Under Colorado Divorce Law, your family home is usually classified as marital property—an asset acquired by either of the spouses after marriage and before a decree of legal separation takes effect.
The courts do not take into account whose name is on the deed, and whether the title is held individually or by both parties in some form of co-ownership. If you and your family have purchased and lived in a particular house since marriage, the property will most likely get classified as marital.
There are several exceptions, though. Marital property does not include:
- Gifted and inherited assets by either of the spouses
- Real estate that was acquired using the money from selling a property acquired before marriage or a gifted/inherited property
- Any assets acquired by either party after a decree of legal separation
- Property excluded by a valid agreement between the two parties
Couples can also have separate property brought into the marriage or acquired during the marriage by gift/inheritance. In most cases, separate property will not have to be divided during the divorce. However, this can be a complicated matter as separate property can quickly become commingled throughout the marriage.
When Separate Property Becomes Marital Property
This case is best illustrated with an example. One of the spouses has used inherited money to buy a house during marriage. The acquired property was titled jointly in both spouses' names. Considering that both spouses were living and contributing to this house, the separate property could transform into marital property. In other words, it becomes commingled.

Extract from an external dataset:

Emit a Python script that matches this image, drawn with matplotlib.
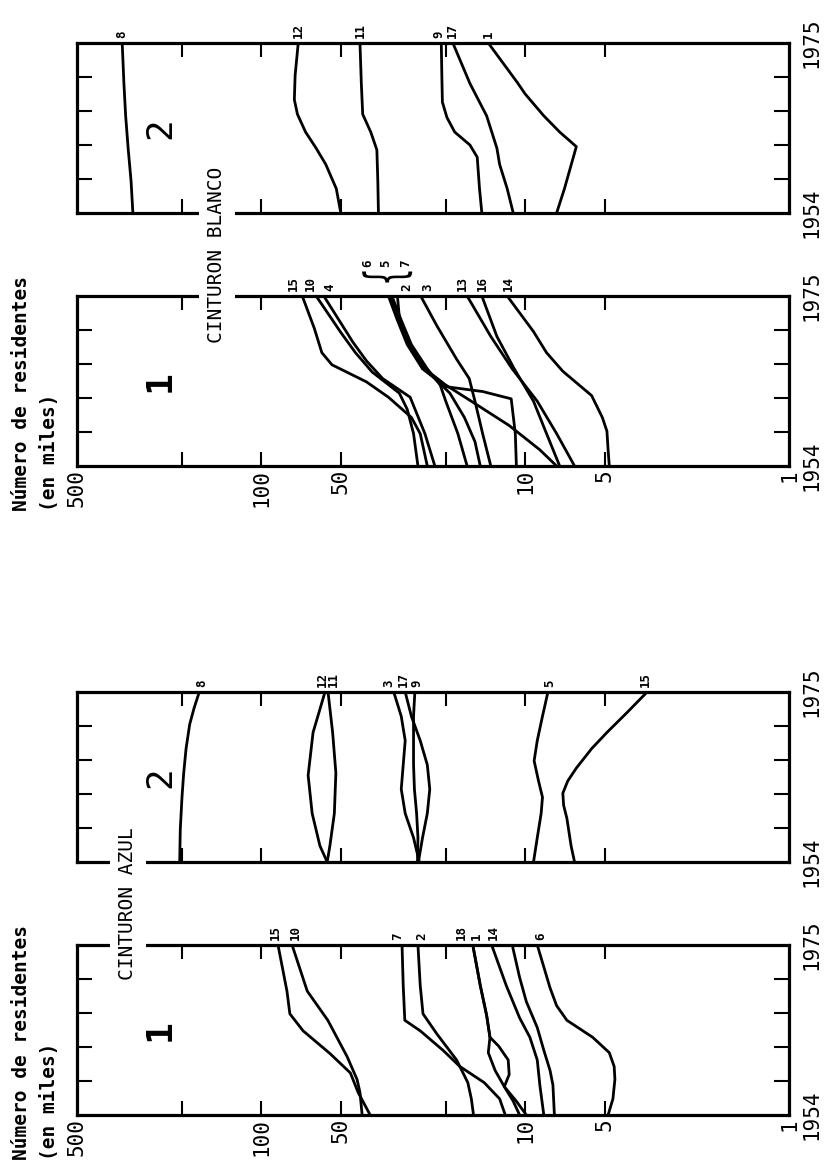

While titling isn't the definitive characteristic for determining if the property is separate or not, it could be used as leverage within a property settlement. Thus, it's worth hiring a qualified divorce attorney to assist you with property classification.
How The Courts Decide on House Division
In Colorado state, all the property and debt acquired during the marriage are divided equitably (fairly) between the spouses. However, equitable distribution does not mean equal (50:50) per se.
When couples can't agree on their own (or with the help of a mediator) about proper division, the court can intervene and decide who receives the house after the divorce. But do mind that property division does not always mean a physical division. Most likely, the judge will decide on a certain percentage of the total value of the property (your house) that each spouse receives.
When making a ruling regarding asset division, the judge will take several factors into account including the contribution of each party to the acquisition of the house, personal circumstances of each spouse, and any increases/decreases in the value of the separate property each spouse had during the marriage.
Can You Lose Your House?
The court can order the sale of the house. It can also administer the property appraisal and take into account other circumstances to estimate the house worth.
However, if the custodial parent wishes to live in the property, the sale can be delayed until the children graduate high school. The house can also be awarded to only one of the spouses and/or grant them exclusive occupancy rights. In this case, one spouse can legally reside in the house, while another one must find another place to live. Such provisions can be made during divorce for the safety of either party.
The ultimate decision about who gets the house in a divorce will depend on a variety of different factors and personal circumstances of each spouse. While custodial parents are usually given the preference, it may not always be the case with commingled property. Hence, it’s worth hiring a professional divorce attorney early on if you want to ensure that your rights are not eschewed during property division.